Cloud condensation nuclei (CCN) activity of non-volatile particles in Tokyo

A novel system has been developed to measure cloud condensation nuclei (CCN) activity simultaneously with volatility at 400°E C. The CCN/CN ratios were measured by a combination of a CCN counter and a condensation particle counter, and the volatility was measured by a volatility tandem differential mobility analyzer. This system was connected to a differential mobility analyzer and a hygroscopicity tandem differential mobility analyzer (HTDMA) in tandem to measure these properties of size- and hygroscopicity- selected aerosols. These instruments were deployed in Tokyo in November 2004. The number size distribution of the non-volatile cores in 100 nm aerosols was bimodal: one was a slightly-volatile mode (the decrease of mobility diameter (Δdm) caused by the volatilization was less than 20 nm) and the other was a mostly-volatile mode (Δdm > 20 nm).

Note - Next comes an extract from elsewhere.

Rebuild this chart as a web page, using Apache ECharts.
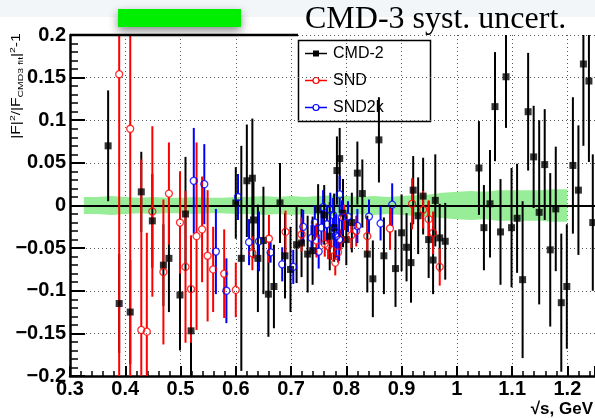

In Tokyo, the dominant fraction of the non-volatile cores at 400°E C is black carbon (BC). The ratios of aerosol particles not activated as CCN at a supersaturation (SS) of 0.5% are close to the number fraction of slightly volatile particles (FSV). The volatility measurement of HTDMA-selected particles reveals that most of less-hygroscopic particles were slightly-volatile. CCN/CN ratios of slightly volatile particles ((CCN/CN)SV) are estimated from CCN activity and volatility measurements of less-hygroscopic particles. (CCN/CN)SV at SS=0.5% and higher is correlated with the Δdm, and (CCN/CN)SV is nearly equal to unity at a 10nm Δdm. Because the main component of the non-volatile cores is BC, this result indicates that the CCN activity of BC particles depends strongly on the amount of coating.